Faith for Beginners
Faith for Beginners
Random House Trade, Paperback, 9780812973204, 353pp.
Publication Date: November 14, 2006
In the summer of 2000, Israel teeters between total war and total peace. Similarly on edge, Helen Michaelson, a respectable suburban housewife from Michigan, has brought her ailing husband and rebellious college-age son, Jeremy, to Jerusalem. She hopes the journey will inspire Jeremy to reconnect with his faith and find meaning in his life . . . or at least get rid of his nose ring.
It's not that Helen is concerned about Jeremy's sexual orientation (after all, her other son is gay as well). It's merely the matter of the overdose ("Just like Liza " Jeremy had told her), the green hair, and what looks like a safety pin stuck through his face. After therapy, unconditional love, and tough love . . . why not try Israel?
Yet in seductive and dangerous surroundings, with the rumbling of violence and change in the air, in a part of the world where "there are no modern times," mother and son become new, old, and surprising versions of themselves.
Funny, erotic, searingly insightful, and profoundly moving, Faith for Beginners is a stunning debut novel from a vibrant new voice in fiction.

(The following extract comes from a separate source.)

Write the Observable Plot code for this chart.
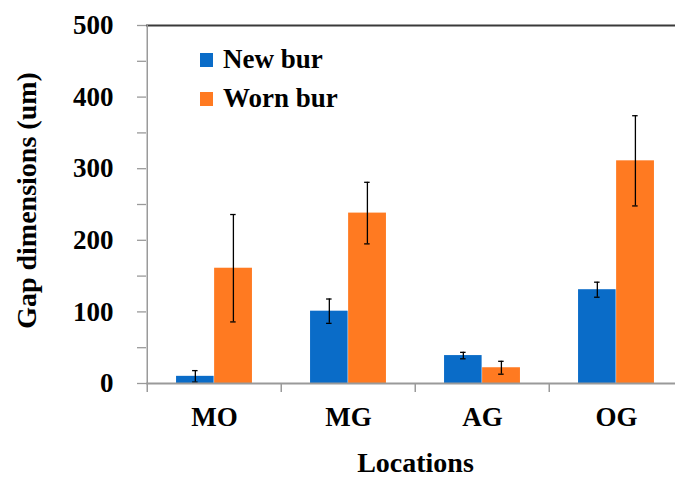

"From the Hardcover edition.
“Aaron Hamburger takes a deceptively simple situation–an American family visiting Israel–and spins a rich, complex, often profound comedy about religion, sex, politics, and love. He has an excellent eye and ear for the absurd, but more important, genuine sympathy for the hopes and confusions all people share under our cartoon surfaces. And nobody has written a better mother and son.”
–Christopher Bram, author of Lives of the Circus Animals and Gods and Monsters
“Aaron Hamburger elucidates a truth about the search for faith: that the journey forward is seldom blissful. In Faith for Beginners, Hamburger peoples a volatile political setting with a handful of characters pursuing transcendence–through culture, through mortality, through the spirit, through the flesh. For Hamburger’s seekers, what transpires is risky, chaotic, and surprisingly tender. For his readers, exhilarating.”